Roughly two-thirds into the film it occurred to me that Yue Tianlong isn’t just the division commander: he’s a stand-in for the Chinese Communist Party. He leads the division, providing leadership and direction. He’s wise and hardworking, and when he gives instruction, people succeed.
He even plays matchmaker, and when the division deploys to Xinjiang for exercises, helpfully brings along a bag of tampons for his female airmen. That isn’t awkward at all! There’s no end to his boundless wisdom and kindness! Why would anyone find fault with his appointed rule?
The use of CGI also leads to bizarre flying antics, such as when a computer-generated J-10 fighter drifts horizontally like a race car. Planes fly in straight lines at a 10-degree angle of attack. At one point the main character tilts the nose of his plane vertically and the plane plows forward through the air, belly first, for 24 seconds. To stirring orchestra music, of course.
In another scene, Yue’s engine conks out while he’s trying to teach himself the Cobra maneuver.
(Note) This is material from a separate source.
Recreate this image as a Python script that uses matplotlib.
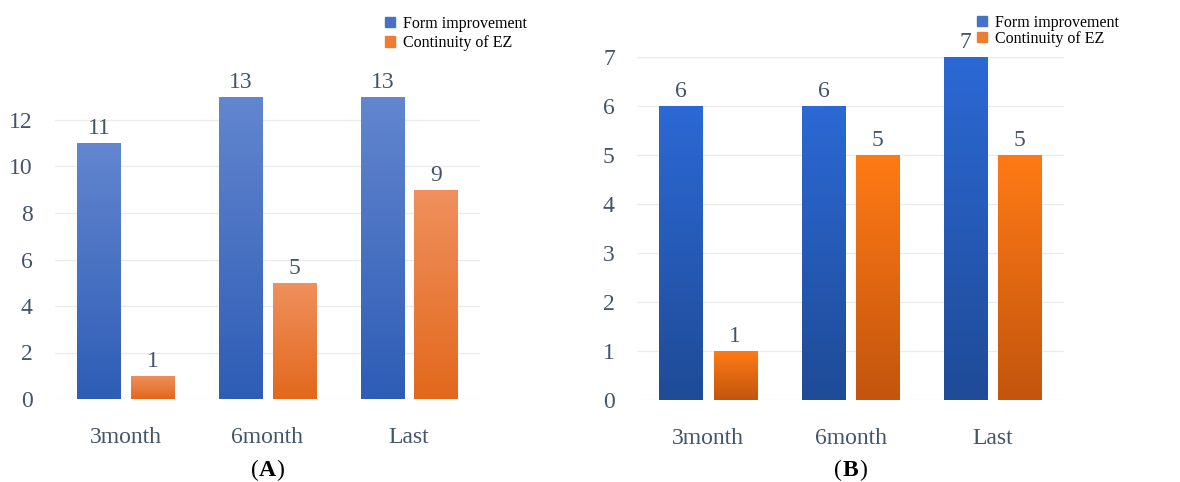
import matplotlib.pyplot as plt
import numpy as np
from matplotlib.colors import LinearSegmentedColormap
from matplotlib.patches import Patch

plt.rcParams["font.family"] = ["Liberation Serif", "DejaVu Serif"]

CATEGORIES = ["3month", "6month", "Last"]
SERIES = ["Form improvement", "Continuity of EZ"]
FORM_A = [11, 13, 13]
CONT_A = [1, 5, 9]
FORM_B = [6, 6, 7]
CONT_B = [1, 5, 5]

TEXT = "#44546A"
GRID = "#EBEBEB"

# (top colour, bottom colour) for the per-bar gradients
GRAD_A = {"blue": ("#6386CF", "#2E5DB6"), "orange": ("#F0905E", "#E2681C")}
GRAD_B = {"blue": ("#2C69D5", "#1F4B97"), "orange": ("#FF7A15", "#C3550E")}
LEGEND_COLORS = ("#4472C4", "#ED7D31")


def gradient_bars(ax, x, values, width, top, bottom):
    cmap = LinearSegmentedColormap.from_list("g", [bottom, top])
    bars = ax.bar(x, values, width, color=top, edgecolor="none", zorder=2)
    grad = np.linspace(0, 1, 256).reshape(-1, 1)
    for b in bars:
        x0, y0 = b.get_x(), b.get_y()
        im = ax.imshow(grad, extent=[x0, x0 + b.get_width(), y0, y0 + b.get_height()],
                       origin="lower", aspect="auto", cmap=cmap, zorder=3)
        im.set_clip_path(b)
    return bars


def panel(fig, rect, form, cont, colors, ymax, ticks, letter, legend_pos, spacing):
    ax = fig.add_axes(rect)
    x = np.arange(len(CATEGORIES))
    w = 0.305
    off = 0.19
    gradient_bars(ax, x - off, form, w, *colors["blue"])
    gradient_bars(ax, x + off, cont, w, *colors["orange"])
    for xs, vals in [(x - off, form), (x + off, cont)]:
        for xi, v in zip(xs, vals):
            ax.annotate(str(v), (xi, v), xytext=(0, 3), textcoords="offset points",
                        ha="center", va="bottom", fontsize=17, color=TEXT,
                        annotation_clip=False)

    ax.set_xlim(-0.5, len(CATEGORIES) - 0.5)
    ax.set_ylim(0, ymax)
    ax.set_yticks(ticks)
    ax.set_xticks(x)
    ax.set_xticklabels(CATEGORIES)
    for t in ticks:
        ax.axhline(t, color=GRID, lw=1, zorder=1)
    for s in ax.spines.values():
        s.set_visible(False)
    ax.tick_params(axis="y", length=0, pad=16, labelsize=17, labelcolor=TEXT)
    ax.tick_params(axis="x", length=0, pad=20, labelsize=17, labelcolor=TEXT)

    pos = ax.get_position()
    cx = (pos.x0 + pos.x1) / 2
    fig.text(cx, 12 / 482, letter, ha="center", va="center", fontsize=17,
             fontweight="bold", color="black")
    fig.text(cx - 0.0075, 12 / 482, "(", ha="right", va="center", fontsize=17,
             color="black")
    fig.text(cx + 0.0075, 12 / 482, ")", ha="left", va="center", fontsize=17,
             color="black")

    handles = [Patch(color=LEGEND_COLORS[0]), Patch(color=LEGEND_COLORS[1])]
    fig.legend(handles, SERIES, loc="upper left", bbox_to_anchor=legend_pos,
               frameon=False, fontsize=11.5, handlelength=0.65, handleheight=0.6,
               handletextpad=0.45, labelspacing=spacing, borderpad=0,
               borderaxespad=0)
    return ax


fig = plt.figure(figsize=(11.8, 4.82), dpi=100)
W, H = 1180, 482

panel(fig, [55 / W, 83 / H, 425 / W, 325.5 / H], FORM_A, CONT_A, GRAD_A,
      14, list(range(0, 13, 2)), "A", (385 / W, 1 - 16 / H), 0.2)
panel(fig, [637 / W, 82 / H, 427 / W, 343 / H], FORM_B, CONT_B, GRAD_B,
      7, list(range(0, 8)), "B", (977 / W, 1 - 15 / H), 0.0)

fig.savefig("out.png", dpi=100)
Yue manages to set the plane down, only to have the landing gear collapse. That’s not exactly a ringing endorsement of Chinese engineering.
The Chinese Communist Party is ever-present in the film, represented by the division’s political commissar. The commissar isn’t like some nosy, Tokarev-waving, grim-faced Marxist-Leninist fanatic in the Red Army. Instead he’s a plump, dumpy man whose broad face expresses concern at moments of key decisions. He doesn’t seem to actually do anything. He’s kind of like Counselor Troi in Star Trek: The Next Generation.
The film’s subtitles … well, if you’ve ever seen the subtitles of a bootleg Chinese movie, you know the lack of quality. Ironically, the poor translation only makes the film more enjoyable. Slightly more enjoyable.
Sky Fighters is Top Gun with the imagery preserved, but the life—and frankly any bit of joy—sucked out of it. It defies my attempts to make fun of it. Despite the occasional glimpses into real-life Chinese air force operations, it was boring. I couldn’t wait for it to end.
The moral of Sky Fighters: authoritarian regimes can’t do fun war movies.